My first trip to China was with a friend, Clara, and it was a tour—always a good way to make a solo initial trip—and she had two experiences I avoided: a massage at the strong, energetic hands of two Chinese women; then she lost the key to her hotel safe containing her passport and travelers’ checks—which cost her $200 US to get opened. (The fact that I can recall both experiences is due to that she couldn’t stop talking about them . . .)

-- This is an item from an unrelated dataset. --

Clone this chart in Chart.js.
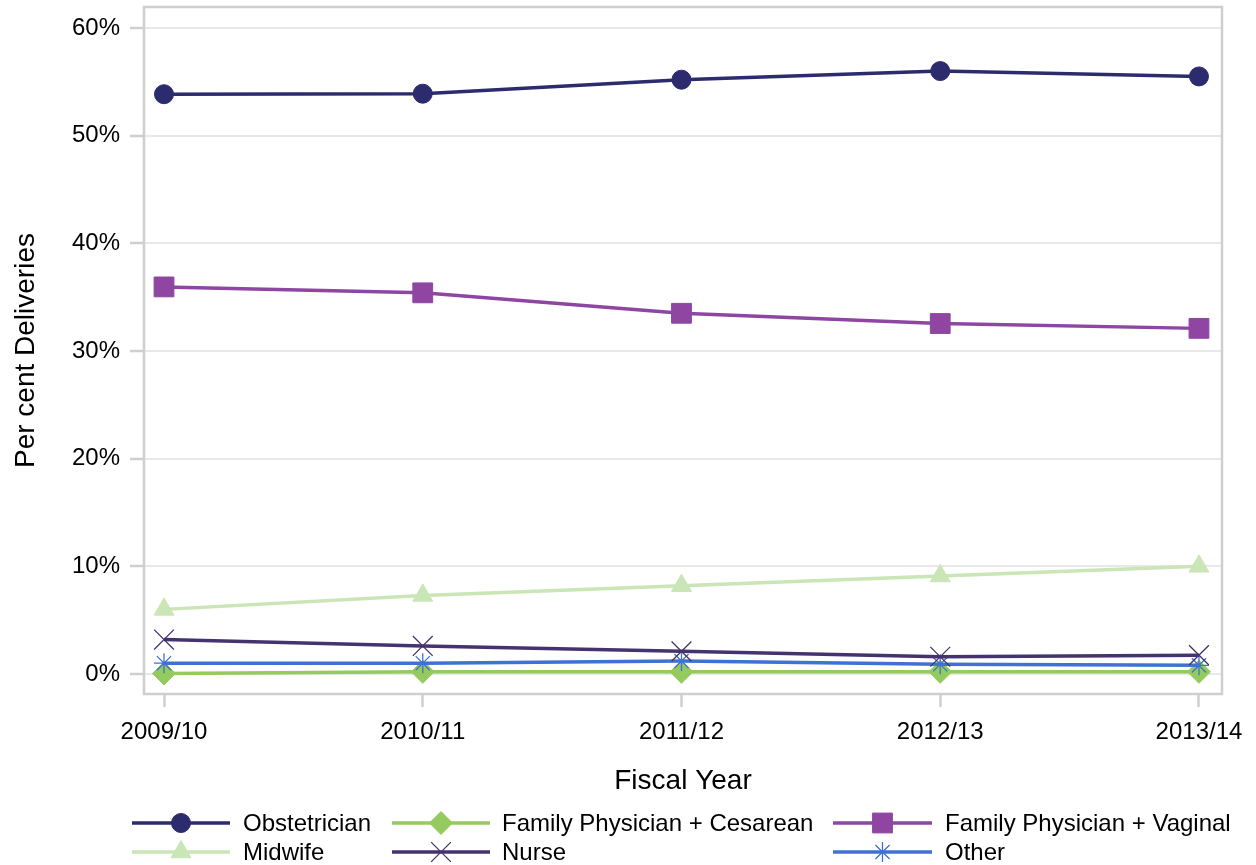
<!DOCTYPE html>
<html>
<head>
<meta charset="utf-8">
<script src="https://cdn.jsdelivr.net/npm/chart.js@4.4.1/dist/chart.umd.min.js"></script>
<style>
  html, body { margin: 0; padding: 0; background: #fff; }
  #wrap { width: 1256px; height: 865px; }
</style>
</head>
<body>
<div id="wrap"><canvas id="chart"></canvas></div>
<script>
// fiscal years on the x axis
const years = ["2009/10", "2010/11", "2011/12", "2012/13", "2013/14"];

// per cent of deliveries by provider
const obstetrician = [53.85, 53.9, 55.2, 56.0, 55.5];
const fpCesarean = [0.05, 0.2, 0.2, 0.2, 0.2];
const fpVaginal = [35.95, 35.4, 33.5, 32.55, 32.1];
const midwife = [6.0, 7.3, 8.2, 9.1, 10.0];
const nurse = [3.2, 2.6, 2.1, 1.6, 1.75];
const other = [1.0, 1.0, 1.2, 0.9, 0.8];

const yTicks = [0, 10, 20, 30, 40, 50, 60];

const FONT = "'Liberation Sans', Arial, sans-serif";

function pts(arr) {
    return arr.map((v, i) => ({x: i, y: v}));
}

function series(label, arr, color, style, radius, order, extra) {
    return Object.assign({
        label: label,
        data: pts(arr),
        borderColor: color,
        backgroundColor: color,
        borderWidth: 3.5,
        pointStyle: style,
        pointRadius: radius,
        pointHoverRadius: radius,
        pointBorderColor: color,
        pointBackgroundColor: color,
        pointBorderWidth: 1,
        tension: 0,
        order: order
    }, extra || {});
}

const datasets = [
    series("Obstetrician", obstetrician, "#2b2b6e", "circle", 9.5, 0),
    series("Family Physician + Cesarean", fpCesarean, "#94ca5e", "rectRot", 11.5, 5),
    series("Family Physician + Vaginal", fpVaginal, "#8e46a2", "rect", 14, 1),
    series("Midwife", midwife, "#cae5b6", "triangle", 11.5, 2),
    series("Nurse", nurse, "#45336f", "crossRot", 14, 3, {pointBorderWidth: 1.3}),
    series("Other", other, "#3f72d2", "star", 10, 4, {pointBorderWidth: 1.3})
];

// legend in three columns under the axis title
const legendCols = [{x1: 132, x2: 230, tx: 243}, {x1: 392, x2: 490, tx: 502}, {x1: 833, x2: 932, tx: 945}];
const legendRows = [823, 852];

const gridBox = {
    id: 'gridBox',
    beforeDatasetsDraw(chart) {
        const a = chart.chartArea;
        const ctx = chart.ctx;
        ctx.save();
        ctx.strokeStyle = '#cfcfcf';
        ctx.lineWidth = 2.5;
        ctx.strokeRect(a.left, a.top, a.right - a.left, a.bottom - a.top);
        ctx.restore();
    },
    afterDraw(chart) {
        const ctx = chart.ctx;
        ctx.save();
        chart.data.datasets.forEach((ds, i) => {
            const col = legendCols[i % 3];
            const y = legendRows[Math.floor(i / 3)];
            ctx.strokeStyle = ds.borderColor;
            ctx.lineWidth = ds.borderWidth;
            ctx.beginPath();
            ctx.moveTo(col.x1, y);
            ctx.lineTo(col.x2, y);
            ctx.stroke();
            ctx.fillStyle = ds.pointBackgroundColor;
            ctx.strokeStyle = ds.pointBorderColor;
            ctx.lineWidth = ds.pointBorderWidth;
            Chart.helpers.drawPoint(ctx, {
                pointStyle: ds.pointStyle,
                radius: ds.pointRadius,
                borderWidth: ds.pointBorderWidth,
                rotation: 0
            }, (col.x1 + col.x2) / 2, y);
            ctx.fillStyle = '#000';
            ctx.font = '24px ' + FONT;
            ctx.textBaseline = 'middle';
            ctx.textAlign = 'left';
            ctx.fillText(ds.label, col.tx, y + 1);
        });
        ctx.restore();
    }
};

new Chart(document.getElementById('chart'), {
    type: 'line',
    data: {datasets: datasets},
    plugins: [gridBox],
    options: {
        responsive: true,
        maintainAspectRatio: false,
        animation: false,
        layout: {autoPadding: false, padding: {top: 7, right: 34, bottom: 0, left: 0}},
        plugins: {
            legend: {display: false},
            tooltip: {enabled: false}
        },
        scales: {
            x: {
                type: 'linear',
                min: -0.0773,
                max: 4.089,
                afterBuildTicks: scale => {
                    scale.ticks = years.map((y, i) => ({value: i}));
                },
                afterFit: scale => {
                    scale.height = 171;
                    scale.paddingLeft = 0;
                    scale.paddingRight = 0;
                },
                ticks: {
                    callback: v => years[v],
                    color: '#000',
                    font: {family: FONT, size: 24},
                    padding: 11,
                    maxRotation: 0,
                    autoSkip: false
                },
                grid: {
                    drawOnChartArea: false,
                    drawTicks: true,
                    tickLength: 13,
                    tickColor: '#cfcfcf',
                    tickWidth: 2.5
                },
                border: {display: false},
                title: {
                    display: true,
                    text: 'Fiscal Year',
                    color: '#000',
                    font: {family: FONT, size: 28},
                    padding: {top: 0, bottom: 67}
                }
            },
            y: {
                min: -1.86,
                max: 61.95,
                afterBuildTicks: scale => {
                    scale.ticks = yTicks.map(v => ({value: v}));
                },
                afterFit: scale => {
                    scale.width = 144;
                    scale.paddingTop = 0;
                    scale.paddingBottom = 0;
                },
                ticks: {
                    callback: v => v + '%',
                    color: '#000',
                    font: {family: FONT, size: 24},
                    padding: 10
                },
                grid: {
                    color: '#e8e8e8',
                    lineWidth: 2,
                    tickColor: '#cfcfcf',
                    tickLength: 14,
                    tickWidth: 2.5
                },
                border: {display: false},
                title: {
                    display: true,
                    text: 'Per cent Deliveries',
                    color: '#000',
                    font: {family: FONT, size: 28},
                    padding: {top: 9, bottom: 0}
                }
            }
        }
    }
});
</script>
</body>
</html>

On the first day in China—after surviving a hectic arrival in Beijing’s busy airport—our tour guide complimented us on our being such a great group. That same day, he changed his mind. And it was my fault. Our group went to visit Mao’s tomb, and I noticed a flare of papers flying through the air and some commotion. I decided it was the Falun Gong and I started toward the activity, camera ready to take a photo that I thought would be welcomed by the NY Times. Several others followed me, including Clara. As I looked through my camera lens, the only thing in sight was a tall, slender man in a blue uniform coming at me, with his forefinger extended as though to point me out.
I put the camera down. He grabbed it, threw it to the ground and stomped on it. He then grabbed my arm, and Clara’s arm. She began stuttering: Me Americano, Me Americano, Me Americano.
As we were dragged along, I tried to correct her, but the sight of a large brown bus that had just roared up, kept me quiet. I knew that if we were loaded on that bus…….and our guide had no idea where we were……this didn’t bode well. Another couple was pulled along with us. One of our group, standing at the edge of the plaza, ran to get our guide. He showed up, but my first thought was we were putting him in danger, too. Then someone else showed up—me still standing at the bottom of the bus step. They would have to drag me on board. Whoever the “someone else” was, he spoke to the guide (Clara and me still yammering at them, too) and our guide was involved. Somehow we were released. And continued our day’s tour, but everyone was a trifle upset. And, of course, I felt guilty, as I should have. Our guide never again mentioned how great a group we were.